*** Source material ***

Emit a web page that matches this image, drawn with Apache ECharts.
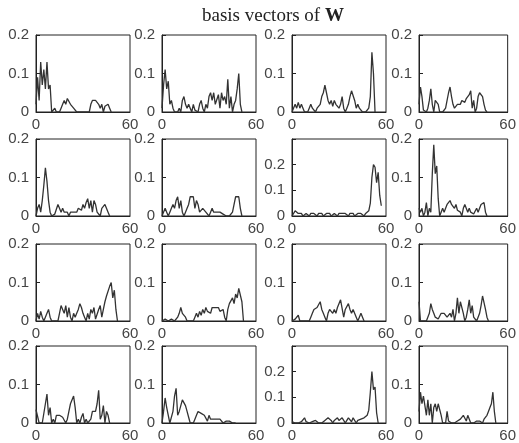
<!DOCTYPE html>
<html><head><meta charset="utf-8">
<script src="https://cdn.jsdelivr.net/npm/echarts@6/dist/echarts.min.js"></script>
<style>html,body{margin:0;padding:0;background:#fff}#c{width:519px;height:443px}</style>
</head><body><div id="c"></div>
<script>
const titleMain = 'basis vectors of ';
const titleVar = 'W';
const xTicks = [0, 60];
const yTicks = [0, 0.1, 0.2];

const w1 = [.02,.09,.03,.13,.07,.11,.06,.13,.06,.07,0,0,.01,0,0,0,.01,.02,.03,.02,.035,.03,.02,.015,.01,.01,0,0,0,0,0,0,0,0,0,.02,.03,.025,.03,.028,.02,.01,.02,0,.015,.02,.02,.01,0];
const w2 = [.01,.07,.11,.06,.08,.02,.03,.01,0,0,0,.01,0,.03,.04,.02,.01,.02,.01,0,.02,.005,.01,0,.02,.03,.01,0,.02,.01,.04,.05,.03,.05,.02,.02,.045,.01,.05,.03,.04,.02,.085,.01,.04,0,.02,.03,.06,.1,.02,0];
const w3 = [0,.005,.02,.01,.025,.01,.02,.01,0,.005,0,.01,.02,.01,.01,0,.01,.01,.02,.04,.05,.07,.05,.03,.02,.03,.015,.03,.02,.025,.01,.02,.04,.01,0,.01,.02,.04,.055,.05,.03,.01,.02,.01,.015,0,0,0,0,.01,.04,.155,.1,0];
const w4 = [.02,.065,.04,.005,0,0,.01,.03,.06,.02,0,.03,.035,.02,0,0,0,0,.01,.03,.05,.065,.04,.02,.01,.005,.02,.025,.02,.03,.03,.025,.035,.03,.045,.055,.01,.03,0,.01,.04,.05,.05,.04,.02,.005,0];
const w5 = [0,.02,.03,.01,.04,.08,.125,.09,.04,.01,0,0,.005,.01,.03,.02,.01,.02,.01,.005,.01,0,.01,.005,.01,.005,.01,.02,.02,.015,.03,.02,.035,.045,.02,.04,.01,.04,.03,.01,.01,0,.02,.025,.03,.025,.01,0];
const w6 = [0,.005,.02,.01,0,.01,.02,.03,.02,.04,.05,.02,.04,.01,0,.01,.02,.03,.05,.055,.05,.02,.04,.03,.01,.01,.02,.02,.01,.005,0,.01,.02,.01,.015,.01,.005,.01,.01,.005,.005,0,0,0,.005,.01,.03,.05,.055,.05,.02,0];
const w7 = [0,.005,.02,.015,.01,.005,.01,0,.005,.01,.005,0,.01,.005,.01,.005,0,.01,.005,.01,0,.005,.01,.005,.01,0,.005,.01,.005,0,.01,.005,.01,.015,.01,.005,0,.01,.005,.01,0,.005,.01,.005,.01,.005,0,.01,.005,.02,.05,.15,.2,.19,.13,.17,.08,.04];
const w8 = [.02,.01,.02,0,.01,.035,0,.02,.01,.11,.185,.11,.13,.045,0,0,.02,.01,.02,.03,.03,.04,.03,.03,.02,.03,.015,.02,.01,0,.02,.03,.035,.01,.02,.01,.015,.005,.01,.02,.01,.02,.03,.025,.035,.01,0];
const w9 = [0,.02,.005,.025,.01,0,0,.02,.03,.01,0,0,0,0,0,.02,.04,.03,.02,.04,.01,.035,.01,0,.02,.01,.02,.03,.045,.035,.02,.01,0,.02,.005,.03,.02,.035,.005,.01,.03,.04,.01,.03,.05,.065,.07,.09,.1,.06,.08,.03,0];
const w10 = [0,0,.005,.005,0,.005,.005,0,0,0,.01,.02,.035,.02,.025,.01,0,.005,0,0,0,.01,.02,.01,.025,.015,.03,.02,.035,.025,.03,.02,.035,.03,.035,.03,.035,.025,.02,.03,.01,0,.03,.045,.05,.06,.045,.07,.06,.085,.08,.05,0];
const w11 = [0,0,.005,.01,.015,0,0,0,0,0,0,0,.01,.02,.03,.025,.035,.04,.05,.03,.02,.01,0,.02,.03,.025,.02,.03,.02,.035,.04,.055,.06,.01,.03,.035,.045,.03,.02,.03,.025,.01,0,.01,.02,.01,0];
const w12 = [.05,0,0,0,0,0,0,.02,.045,.03,.02,.01,.01,.005,.01,.02,.015,.02,.015,.01,.005,.02,.01,.03,0,.02,.06,.02,.05,.045,.02,0,.01,.03,.055,.02,.04,.01,.005,0,.01,.02,.04,.065,.06,.03,.01,0];
const w13 = [.035,.03,0,0,0,0,.05,.075,.02,.04,0,.01,0,.02,.025,.02,.02,.015,.01,0,.01,.03,.05,.055,.07,.04,0,.01,0,.015,.025,0,.01,0,0,.01,.03,.035,.03,.05,.085,.01,.02,.045,0,.03,.02,0];
const w14 = [0,.03,.065,.04,.02,0,0,.03,.07,.09,.02,.03,.045,.06,.055,.045,.03,.015,0,0,0,.01,.02,.03,.035,.025,.03,.02,.025,.005,.02,.01,.015,.01,.005,.01,.005,.01,.01,0,.005,.005,0,.005,.005,0,.005,0];
const w15 = [.005,0,0,0,0,0,.005,.01,.02,.005,0,0,0,.005,.01,.01,.005,0,0,0,.005,.01,.015,.02,.015,.01,0,.01,.005,.02,.01,.005,.02,.01,0,.01,.02,.025,.005,.02,.025,0,.01,.01,.015,.02,.02,.02,.03,.05,.12,.2,.13,.14,.04,0];
const w16 = [.03,.08,.05,.07,.075,.02,.06,.02,.05,0,.04,.05,.03,.05,.05,.02,0,.005,0,.03,.005,0,0,0,0,0,.005,.01,.01,.01,.02,.025,.005,.02,.025,0,0,0,.005,.005,.01,.005,0,0,.01,.01,.02,.03,.04,.05,.08,.03,0];
const yMaxes = [0.2,0.2,0.2,0.2, 0.2,0.2,0.3,0.2, 0.2,0.2,0.2,0.2, 0.2,0.2,0.3,0.2];

const panels = [w1,w2,w3,w4,w5,w6,w7,w8,w9,w10,w11,w12,w13,w14,w15,w16];
const colLeft = [36, 162, 292, 419];
const rowTop = [35, 139, 244, 346];
const boxW = 94, boxH = 77;

const grids = [], xAxes = [], yAxes = [], series = [];
panels.forEach((arr, k) => {
  const r = Math.floor(k / 4), c = k % 4;
  grids.push({left: colLeft[c], top: rowTop[r], width: boxW, height: boxH,
    show: true, borderColor: '#222', borderWidth: 1, backgroundColor: 'transparent', containLabel: false});
  xAxes.push({type: 'value', gridIndex: k, min: xTicks[0], max: xTicks[xTicks.length-1],
    interval: xTicks[1] - xTicks[0],
    axisLine: {show: true, onZero: false, lineStyle: {color: '#222', width: 1}},
    axisTick: {show: false}, splitLine: {show: false},
    axisLabel: {fontFamily: 'Liberation Sans', fontSize: 15, color: '#444', margin: 5,
      formatter: v => xTicks.includes(v) ? String(v) : ''}});
  yAxes.push({type: 'value', gridIndex: k, min: 0, max: yMaxes[k], interval: 0.1,
    axisLine: {show: true, lineStyle: {color: '#222', width: 1}},
    axisTick: {show: true, inside: true, length: 4, lineStyle: {color: '#222'}},
    splitLine: {show: false},
    axisLabel: {fontFamily: 'Liberation Sans', fontSize: 15, color: '#444', margin: 7,
      formatter: v => { const t = yTicks.find(y => Math.abs(y - v) < 1e-9); return t === undefined ? '' : (t === 0 ? '0' : t.toFixed(1)); }}});
  series.push({type: 'line', xAxisIndex: k, yAxisIndex: k, showSymbol: false, silent: true,
    animation: false, lineStyle: {color: '#333', width: 1.3},
    data: arr.map((v, i) => [i, v])});
});

const chart = echarts.init(document.getElementById('c'), null, {renderer: 'canvas'});
chart.setOption({
  backgroundColor: '#fff',
  animation: false,
  title: {text: '{a|' + titleMain + '}{b|' + titleVar + '}', left: 197, top: 2,
    textStyle: {fontWeight: 'normal', rich: {
      a: {fontFamily: 'Liberation Serif', fontSize: 19, fontWeight: 'normal', color: '#222'},
      b: {fontFamily: 'Liberation Serif', fontSize: 19, fontWeight: 'bold', color: '#222'}}}},
  grid: grids, xAxis: xAxes, yAxis: yAxes, series: series
});
</script></body></html>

***

Written request: Every line from the start of the listing above through the line with "const yTicks = [0, 0.1, 0.2];" should be repeated exactly; skip the pictures and add nothing else.

Correct result:
Emit a web page that matches this image, drawn with Apache ECharts.
<!DOCTYPE html>
<html><head><meta charset="utf-8">
<script src="https://cdn.jsdelivr.net/npm/echarts@6/dist/echarts.min.js"></script>
<style>html,body{margin:0;padding:0;background:#fff}#c{width:519px;height:443px}</style>
</head><body><div id="c"></div>
<script>
const titleMain = 'basis vectors of ';
const titleVar = 'W';
const xTicks = [0, 60];
const yTicks = [0, 0.1, 0.2];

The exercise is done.